心の墓場

ここは言葉の掃き溜め、墓地のような場所。                      愚痴が中心ですので苦手な方はお笑いでも見ててください。

出雲と大和

 

世間では新型コロナウイルスが猛威を振るっておりますが、ウイルスに負けないよう強く日々を過ごしております。今のところ自分の周りが劇的に変わったということはありませんが、一歩外に出てみると少し違和感がある。

この前トーハクの特別展「出雲と大和」を見に久々に上野へ行くと、びっくりするほど静かだ。恐らく来日する予定だった観光客がいないせいだろう。いつもの盛り上がりというものが感じられない。だが皮肉にもこの静けさが本来の姿とも言える。個人的には静かな方が好都合なのだが、人が訪れないというのもなんだか寂しい。一刻も早い収束を願うのみだ。

 

出雲地方というのは原始日本(というより神話の時代)を語る上では重要な土地である。最近では荒神谷遺跡や岩倉遺跡などから多くの青銅器が発掘され、独自の勢力を築いていたことが分かりつつある。

上の図の様に、当時(日本において)最先端の祭具であった銅鐸もこのように並べて埋めてあり、どうしてこのように埋めたのかはよく分かっていない。

そもそも銅鐸・銅剣・銅矛といった類の青銅器が出雲では大量に出土されていることを考えれば、同時代において出雲地方(島根・鳥取あたりも含め)はかなり特殊な土地であったことが窺い知れる。

今回の展示ではそういった国宝級の遺物がここぞとばかりに集結していた。ドータクンに囲まれてる感じです)教科書に載っているような有名な銅鐸(国宝)もあるので、一見の価値はあると思う。

 

大和ゾーンに進むと時代が一気に進む。ここまでくるとギリギリ日本史といっていいのかもしれない。便宜上ここでは「大和時代」と呼ぶことにするが、一番のポイントは「ヤマト政権(ヤマト朝廷)」と呼ばれる、豪族たちによる連合王国を作ったことである。展示されていた有名な「七支刀」などからも、中国や朝鮮の国々とも交流があったことが分かっている。

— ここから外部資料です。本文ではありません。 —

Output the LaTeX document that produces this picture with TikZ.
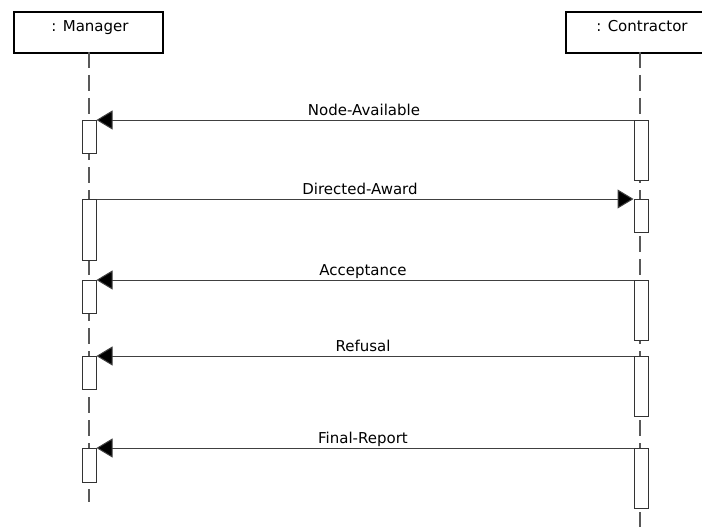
\documentclass[tikz,border=0pt]{standalone}
\usepackage{fontspec}
\setmainfont{DejaVu Sans}
\usetikzlibrary{arrows.meta}
\begin{document}
\begin{tikzpicture}[x=1pt,y=-1pt,
  obj/.style={draw=black,line width=2pt,minimum width=149pt,minimum height=41pt,anchor=north,inner sep=0pt},
  objtxt/.style={anchor=base,inner sep=0pt,font=\fontsize{15}{18}\selectfont},
  life/.style={draw=black!65,line width=1.2pt,dash pattern=on 16pt off 7pt},
  act/.style={draw=black!80,fill=white,line width=1pt,minimum width=14pt,anchor=north,inner sep=0pt},
  msg/.style={draw=black!75,line width=1pt,-{Triangle[length=16pt,width=19pt,fill=black]}},
  lbl/.style={anchor=base,inner sep=0pt,font=\fontsize{15}{18}\selectfont}]
\useasboundingbox (0,0) rectangle (702,527);
\begin{scope}
\clip (0,0) rectangle (702,527);
% objects
\node[obj] (mgr) at (88.5,11) {};
\node[obj] (con) at (640,11) {};
\node[objtxt] (mgrt) at (90,32) {: Manager};
\node[objtxt] (cont) at (642,32) {: Contractor};
% lifelines
\coordinate (mend) at (89,502);
\coordinate (cend) at (640,540);
\draw[life] (89,52) -- (mend);
\draw[life] (640,52) -- (cend);
% activations manager
\node[act,minimum height=33pt] (m1) at (89,120) {};
\node[act,minimum height=61pt] (m2) at (89,199) {};
\node[act,minimum height=33pt] (m3) at (89,280) {};
\node[act,minimum height=33pt] (m4) at (89,356) {};
\node[act,minimum height=34pt] (m5) at (89,448) {};
% activations contractor
\node[act,minimum height=60pt] (c1) at (641,120) {};
\node[act,minimum height=33pt] (c2) at (641,199) {};
\node[act,minimum height=60pt] (c3) at (641,280) {};
\node[act,minimum height=60pt] (c4) at (641,356) {};
\node[act,minimum height=60pt] (c5) at (641,448) {};
% messages
\draw[msg] (c1.north west) -- (m1.north east);
\draw[msg] (m2.north east) -- (c2.north west);
\draw[msg] (c3.north west) -- (m3.north east);
\draw[msg] (c4.north west) -- (m4.north east);
\draw[msg] (c5.north west) -- (m5.north east);
% labels
\node[lbl] (l1) at (364,115) {Node-Available};
\node[lbl] (l2) at (360,194) {Directed-Award};
\node[lbl] (l3) at (363,275) {Acceptance};
\node[lbl] (l4) at (363,351) {Refusal};
\node[lbl] (l5) at (363,443) {Final-Report};
\end{scope}
\end{tikzpicture}
\end{document}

しかし面白いのは、ヤマト政権がいかにして誕生したかである。政権の中心となった豪族はある程度分かって来たものの、なぜ大和(畿内)なのかというシンプルな問いを解明できていないのだ。委の奴国ー邪馬台国ー大和政権と授業では習うだろうが、この三つに歴史的なつながりは今のところ見られない。少なくとも邪馬台国から大和政権へと続く空白の200年が古代日本にはある。

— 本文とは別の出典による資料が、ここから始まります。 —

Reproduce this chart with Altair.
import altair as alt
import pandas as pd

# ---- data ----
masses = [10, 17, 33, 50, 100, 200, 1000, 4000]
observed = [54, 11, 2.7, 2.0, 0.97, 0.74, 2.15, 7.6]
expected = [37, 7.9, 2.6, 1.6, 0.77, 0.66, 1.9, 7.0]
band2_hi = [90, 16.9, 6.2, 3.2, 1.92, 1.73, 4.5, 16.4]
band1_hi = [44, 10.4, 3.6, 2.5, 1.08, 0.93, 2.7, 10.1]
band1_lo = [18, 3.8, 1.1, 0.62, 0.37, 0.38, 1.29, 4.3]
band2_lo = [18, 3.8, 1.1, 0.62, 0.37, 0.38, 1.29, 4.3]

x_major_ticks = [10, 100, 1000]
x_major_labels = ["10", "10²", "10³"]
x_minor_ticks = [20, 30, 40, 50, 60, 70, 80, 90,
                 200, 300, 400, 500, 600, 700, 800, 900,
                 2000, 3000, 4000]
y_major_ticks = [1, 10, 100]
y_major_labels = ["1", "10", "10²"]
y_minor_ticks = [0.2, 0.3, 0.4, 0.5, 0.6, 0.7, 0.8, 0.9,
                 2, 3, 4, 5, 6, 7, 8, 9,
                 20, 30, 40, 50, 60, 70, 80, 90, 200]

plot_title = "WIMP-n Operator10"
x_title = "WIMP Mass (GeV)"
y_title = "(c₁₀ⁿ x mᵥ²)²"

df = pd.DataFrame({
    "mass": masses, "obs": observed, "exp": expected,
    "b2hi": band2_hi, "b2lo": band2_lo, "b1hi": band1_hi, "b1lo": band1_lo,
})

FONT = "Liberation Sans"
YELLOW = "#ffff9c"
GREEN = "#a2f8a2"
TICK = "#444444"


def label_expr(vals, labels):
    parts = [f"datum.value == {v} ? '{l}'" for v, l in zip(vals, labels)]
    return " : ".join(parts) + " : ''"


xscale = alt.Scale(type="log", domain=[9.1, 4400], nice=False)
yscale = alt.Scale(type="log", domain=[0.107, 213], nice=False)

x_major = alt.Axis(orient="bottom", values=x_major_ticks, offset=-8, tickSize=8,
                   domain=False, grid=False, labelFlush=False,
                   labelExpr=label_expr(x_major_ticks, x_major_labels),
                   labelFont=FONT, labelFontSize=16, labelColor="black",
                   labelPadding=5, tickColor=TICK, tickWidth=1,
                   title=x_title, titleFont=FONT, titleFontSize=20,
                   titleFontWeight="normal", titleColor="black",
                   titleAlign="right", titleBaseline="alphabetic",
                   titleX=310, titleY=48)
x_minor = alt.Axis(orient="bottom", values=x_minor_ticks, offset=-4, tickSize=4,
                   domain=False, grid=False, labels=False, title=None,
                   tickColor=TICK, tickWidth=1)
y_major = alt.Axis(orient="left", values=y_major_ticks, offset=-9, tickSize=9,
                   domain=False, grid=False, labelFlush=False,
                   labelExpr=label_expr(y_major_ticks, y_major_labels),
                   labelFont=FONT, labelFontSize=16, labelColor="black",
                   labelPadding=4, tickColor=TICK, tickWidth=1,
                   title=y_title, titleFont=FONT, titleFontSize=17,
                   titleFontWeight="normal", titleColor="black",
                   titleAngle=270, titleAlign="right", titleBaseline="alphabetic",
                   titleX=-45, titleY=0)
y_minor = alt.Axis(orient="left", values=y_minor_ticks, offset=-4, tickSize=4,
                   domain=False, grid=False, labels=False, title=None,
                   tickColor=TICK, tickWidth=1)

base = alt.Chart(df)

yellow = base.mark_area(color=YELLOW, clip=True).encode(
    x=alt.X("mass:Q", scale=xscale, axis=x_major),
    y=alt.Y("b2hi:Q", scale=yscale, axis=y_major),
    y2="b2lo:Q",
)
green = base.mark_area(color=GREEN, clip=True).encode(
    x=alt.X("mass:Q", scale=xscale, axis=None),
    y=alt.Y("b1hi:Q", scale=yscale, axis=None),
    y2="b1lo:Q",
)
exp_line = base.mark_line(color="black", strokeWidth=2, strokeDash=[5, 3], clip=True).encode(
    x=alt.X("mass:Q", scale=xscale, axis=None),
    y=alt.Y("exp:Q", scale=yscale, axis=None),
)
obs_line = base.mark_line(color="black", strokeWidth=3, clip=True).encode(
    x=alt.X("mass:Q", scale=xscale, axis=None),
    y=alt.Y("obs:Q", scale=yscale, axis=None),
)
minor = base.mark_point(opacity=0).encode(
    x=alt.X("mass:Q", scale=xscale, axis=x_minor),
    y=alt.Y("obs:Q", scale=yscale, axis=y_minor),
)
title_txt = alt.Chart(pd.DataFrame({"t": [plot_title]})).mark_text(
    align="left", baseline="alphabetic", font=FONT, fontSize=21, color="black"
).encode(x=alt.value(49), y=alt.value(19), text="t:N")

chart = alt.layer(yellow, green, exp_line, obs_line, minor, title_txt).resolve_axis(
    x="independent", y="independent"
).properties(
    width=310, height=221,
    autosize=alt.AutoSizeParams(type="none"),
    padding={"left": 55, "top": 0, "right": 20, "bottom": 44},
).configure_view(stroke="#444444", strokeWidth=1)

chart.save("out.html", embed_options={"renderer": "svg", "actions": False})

確たる物証はないが、様々なイメージ(推測)が後を絶たない。学者たちは必死こいて証拠を見つけたいところだろうが、自分のような素人は分からないままでも良いと思っている節がある。だって分かってしまったら古代の未知というロマンが無くなってしまうでしょ。解明されて欲しいと思う反面、永遠の謎にしておこうよという心理が歴史ファンにはあるはずだ。

 

古代日本、日本の始まりを考えるという意味では「出雲と大和」という展示は素晴らしかったと思う。ちなみに次は江戸博の江戸ものづくり列伝に行く予定です。(ブログに載せるかは未定)

 

【おまけ】

法隆寺金堂壁画

消失したとされる法隆寺の金堂壁画。写真のは本物ではありませんが、それでも立派なもんだなぁとじっくり眺めてしまいました。法隆寺には昔行ったことがありますが、あそこはほんと宝物の塊みたいな場所ですねぇ。聖徳太子の仏法を尊ぶ気持ちは令和の時代にも息づいています。